▸ TASK BRIEF
Leave out the pictures, and retype only the lines from the beginning of the material through the line that contains "const volTicks = [5, 10];", including both.
== GIVEN DATA
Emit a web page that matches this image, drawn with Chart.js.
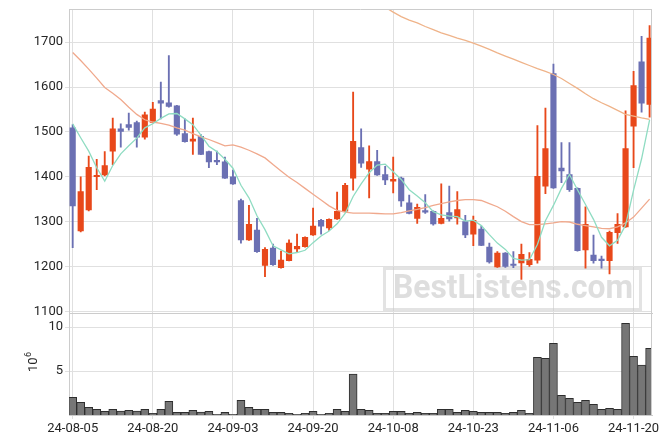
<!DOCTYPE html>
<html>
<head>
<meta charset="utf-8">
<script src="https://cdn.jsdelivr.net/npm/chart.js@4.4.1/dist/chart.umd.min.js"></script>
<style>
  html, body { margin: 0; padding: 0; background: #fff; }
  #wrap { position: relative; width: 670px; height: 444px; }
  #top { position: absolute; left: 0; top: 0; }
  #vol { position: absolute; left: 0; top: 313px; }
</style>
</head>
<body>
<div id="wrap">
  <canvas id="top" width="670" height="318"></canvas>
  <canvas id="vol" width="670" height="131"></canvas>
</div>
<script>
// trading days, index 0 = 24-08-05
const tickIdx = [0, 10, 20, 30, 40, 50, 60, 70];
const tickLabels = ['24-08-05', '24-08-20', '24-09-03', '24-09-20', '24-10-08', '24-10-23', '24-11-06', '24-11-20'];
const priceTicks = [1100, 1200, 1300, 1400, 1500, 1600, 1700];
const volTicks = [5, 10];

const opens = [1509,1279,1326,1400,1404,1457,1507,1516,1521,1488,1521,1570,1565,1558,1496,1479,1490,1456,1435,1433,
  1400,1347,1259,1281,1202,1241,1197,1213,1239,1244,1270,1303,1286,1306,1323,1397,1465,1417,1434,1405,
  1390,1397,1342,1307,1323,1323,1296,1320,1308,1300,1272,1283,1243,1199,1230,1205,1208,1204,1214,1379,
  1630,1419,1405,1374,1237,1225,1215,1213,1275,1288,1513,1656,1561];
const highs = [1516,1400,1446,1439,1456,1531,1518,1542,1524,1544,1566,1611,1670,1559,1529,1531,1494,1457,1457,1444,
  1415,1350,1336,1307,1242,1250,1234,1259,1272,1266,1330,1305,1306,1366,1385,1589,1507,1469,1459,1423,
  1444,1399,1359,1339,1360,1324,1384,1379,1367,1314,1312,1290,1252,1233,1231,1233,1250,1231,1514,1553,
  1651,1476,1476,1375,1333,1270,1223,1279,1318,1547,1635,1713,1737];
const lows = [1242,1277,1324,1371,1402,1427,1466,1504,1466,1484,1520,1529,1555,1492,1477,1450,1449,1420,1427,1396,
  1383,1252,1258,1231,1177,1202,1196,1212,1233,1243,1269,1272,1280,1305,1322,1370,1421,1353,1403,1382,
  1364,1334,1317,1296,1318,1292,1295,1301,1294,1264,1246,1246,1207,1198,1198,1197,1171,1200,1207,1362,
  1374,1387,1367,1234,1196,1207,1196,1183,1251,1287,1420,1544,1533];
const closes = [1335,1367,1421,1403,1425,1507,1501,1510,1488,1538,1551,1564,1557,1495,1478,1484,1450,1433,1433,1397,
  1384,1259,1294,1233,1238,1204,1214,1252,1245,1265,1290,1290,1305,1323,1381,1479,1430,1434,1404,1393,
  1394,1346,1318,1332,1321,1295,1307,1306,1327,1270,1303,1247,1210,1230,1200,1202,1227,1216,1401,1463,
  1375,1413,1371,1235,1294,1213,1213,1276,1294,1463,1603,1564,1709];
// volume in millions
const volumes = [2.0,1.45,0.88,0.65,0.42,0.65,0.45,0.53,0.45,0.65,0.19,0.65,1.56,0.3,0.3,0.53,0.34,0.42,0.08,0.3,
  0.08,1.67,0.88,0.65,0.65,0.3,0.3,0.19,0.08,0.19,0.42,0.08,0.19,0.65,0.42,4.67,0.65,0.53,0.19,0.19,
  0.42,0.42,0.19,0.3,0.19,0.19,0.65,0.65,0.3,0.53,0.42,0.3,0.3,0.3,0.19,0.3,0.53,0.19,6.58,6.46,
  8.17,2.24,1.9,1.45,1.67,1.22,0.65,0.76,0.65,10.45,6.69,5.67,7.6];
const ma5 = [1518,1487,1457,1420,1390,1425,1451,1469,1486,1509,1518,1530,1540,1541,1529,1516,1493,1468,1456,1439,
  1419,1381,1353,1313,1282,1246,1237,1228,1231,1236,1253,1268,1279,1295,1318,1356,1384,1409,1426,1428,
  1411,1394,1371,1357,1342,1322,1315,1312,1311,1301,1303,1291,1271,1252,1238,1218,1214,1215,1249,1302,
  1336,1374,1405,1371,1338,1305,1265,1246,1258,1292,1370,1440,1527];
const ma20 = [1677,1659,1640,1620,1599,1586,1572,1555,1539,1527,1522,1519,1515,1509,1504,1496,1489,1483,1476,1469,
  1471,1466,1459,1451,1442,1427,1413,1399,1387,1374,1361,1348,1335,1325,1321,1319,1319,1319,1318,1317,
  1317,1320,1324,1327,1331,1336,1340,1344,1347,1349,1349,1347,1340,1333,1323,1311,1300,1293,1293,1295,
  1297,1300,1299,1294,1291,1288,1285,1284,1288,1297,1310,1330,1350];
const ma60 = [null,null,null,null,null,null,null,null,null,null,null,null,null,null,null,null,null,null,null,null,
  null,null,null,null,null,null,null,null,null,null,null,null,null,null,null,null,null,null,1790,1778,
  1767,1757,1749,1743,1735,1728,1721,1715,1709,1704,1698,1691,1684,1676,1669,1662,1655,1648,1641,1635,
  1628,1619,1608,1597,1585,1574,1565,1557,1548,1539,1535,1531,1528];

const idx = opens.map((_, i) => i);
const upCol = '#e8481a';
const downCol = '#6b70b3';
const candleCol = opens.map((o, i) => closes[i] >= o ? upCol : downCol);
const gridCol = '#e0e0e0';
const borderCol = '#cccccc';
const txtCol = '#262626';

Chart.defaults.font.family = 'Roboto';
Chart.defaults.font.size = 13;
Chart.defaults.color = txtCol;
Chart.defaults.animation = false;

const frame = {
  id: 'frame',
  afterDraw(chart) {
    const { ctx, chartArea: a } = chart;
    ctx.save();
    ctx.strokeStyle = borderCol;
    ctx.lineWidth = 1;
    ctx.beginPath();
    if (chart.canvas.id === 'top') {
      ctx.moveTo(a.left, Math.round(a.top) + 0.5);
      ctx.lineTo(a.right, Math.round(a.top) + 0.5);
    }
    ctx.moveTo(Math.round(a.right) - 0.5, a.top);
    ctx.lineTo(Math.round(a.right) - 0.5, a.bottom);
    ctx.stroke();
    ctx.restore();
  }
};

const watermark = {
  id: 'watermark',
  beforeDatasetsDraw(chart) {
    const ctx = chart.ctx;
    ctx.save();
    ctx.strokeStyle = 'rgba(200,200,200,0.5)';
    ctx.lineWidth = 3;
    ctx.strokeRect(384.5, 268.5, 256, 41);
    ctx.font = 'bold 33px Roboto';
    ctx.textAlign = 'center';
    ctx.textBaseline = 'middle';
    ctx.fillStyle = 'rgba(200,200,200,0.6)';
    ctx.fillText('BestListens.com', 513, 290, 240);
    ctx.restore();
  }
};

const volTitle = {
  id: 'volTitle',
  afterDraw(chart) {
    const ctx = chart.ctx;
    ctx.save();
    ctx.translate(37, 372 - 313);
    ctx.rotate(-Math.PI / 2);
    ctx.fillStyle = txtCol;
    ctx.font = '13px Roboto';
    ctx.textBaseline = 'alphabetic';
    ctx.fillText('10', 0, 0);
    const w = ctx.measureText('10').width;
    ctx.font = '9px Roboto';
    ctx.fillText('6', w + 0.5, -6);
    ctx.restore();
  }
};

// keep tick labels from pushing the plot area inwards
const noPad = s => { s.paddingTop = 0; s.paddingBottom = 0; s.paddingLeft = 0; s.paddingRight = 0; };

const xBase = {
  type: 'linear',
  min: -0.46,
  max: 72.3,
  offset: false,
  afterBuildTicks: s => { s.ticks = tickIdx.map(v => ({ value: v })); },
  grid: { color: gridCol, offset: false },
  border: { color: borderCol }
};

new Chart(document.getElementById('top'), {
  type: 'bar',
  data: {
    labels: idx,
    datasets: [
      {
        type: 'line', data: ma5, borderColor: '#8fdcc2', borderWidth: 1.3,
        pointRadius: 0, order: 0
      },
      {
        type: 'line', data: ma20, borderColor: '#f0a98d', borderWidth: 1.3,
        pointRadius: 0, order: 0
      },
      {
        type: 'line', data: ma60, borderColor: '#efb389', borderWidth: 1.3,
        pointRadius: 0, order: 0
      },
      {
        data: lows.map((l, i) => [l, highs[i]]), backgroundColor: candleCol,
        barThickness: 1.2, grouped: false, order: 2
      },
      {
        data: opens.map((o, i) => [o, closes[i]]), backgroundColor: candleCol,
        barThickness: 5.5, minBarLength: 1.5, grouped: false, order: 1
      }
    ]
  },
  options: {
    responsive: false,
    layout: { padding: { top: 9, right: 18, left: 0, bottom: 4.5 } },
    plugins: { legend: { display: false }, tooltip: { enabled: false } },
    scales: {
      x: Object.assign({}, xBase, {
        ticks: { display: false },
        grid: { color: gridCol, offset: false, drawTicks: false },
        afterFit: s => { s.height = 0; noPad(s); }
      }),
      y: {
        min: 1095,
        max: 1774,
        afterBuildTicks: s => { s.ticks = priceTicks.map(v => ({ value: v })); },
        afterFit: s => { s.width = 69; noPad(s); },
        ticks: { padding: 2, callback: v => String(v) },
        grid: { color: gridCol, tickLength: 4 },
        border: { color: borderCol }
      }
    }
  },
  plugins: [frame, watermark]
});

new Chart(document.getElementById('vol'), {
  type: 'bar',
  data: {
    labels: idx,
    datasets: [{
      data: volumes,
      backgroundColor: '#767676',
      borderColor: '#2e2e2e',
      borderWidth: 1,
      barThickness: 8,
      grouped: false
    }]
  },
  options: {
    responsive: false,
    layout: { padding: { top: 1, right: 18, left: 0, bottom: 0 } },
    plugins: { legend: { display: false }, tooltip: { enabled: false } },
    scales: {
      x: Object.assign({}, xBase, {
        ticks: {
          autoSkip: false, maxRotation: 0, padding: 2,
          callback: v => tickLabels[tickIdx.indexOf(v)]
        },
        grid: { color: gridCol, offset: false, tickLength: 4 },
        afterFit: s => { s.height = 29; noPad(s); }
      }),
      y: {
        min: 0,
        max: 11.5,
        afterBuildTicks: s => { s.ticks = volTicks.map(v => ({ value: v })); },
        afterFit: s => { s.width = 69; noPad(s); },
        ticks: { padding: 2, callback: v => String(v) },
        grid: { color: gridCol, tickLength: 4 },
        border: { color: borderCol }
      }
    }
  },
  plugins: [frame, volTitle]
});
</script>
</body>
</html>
====
▸ EXERCISE ANSWER
Emit a web page that matches this image, drawn with Chart.js.
<!DOCTYPE html>
<html>
<head>
<meta charset="utf-8">
<script src="https://cdn.jsdelivr.net/npm/chart.js@4.4.1/dist/chart.umd.min.js"></script>
<style>
  html, body { margin: 0; padding: 0; background: #fff; }
  #wrap { position: relative; width: 670px; height: 444px; }
  #top { position: absolute; left: 0; top: 0; }
  #vol { position: absolute; left: 0; top: 313px; }
</style>
</head>
<body>
<div id="wrap">
  <canvas id="top" width="670" height="318"></canvas>
  <canvas id="vol" width="670" height="131"></canvas>
</div>
<script>
// trading days, index 0 = 24-08-05
const tickIdx = [0, 10, 20, 30, 40, 50, 60, 70];
const tickLabels = ['24-08-05', '24-08-20', '24-09-03', '24-09-20', '24-10-08', '24-10-23', '24-11-06', '24-11-20'];
const priceTicks = [1100, 1200, 1300, 1400, 1500, 1600, 1700];
const volTicks = [5, 10];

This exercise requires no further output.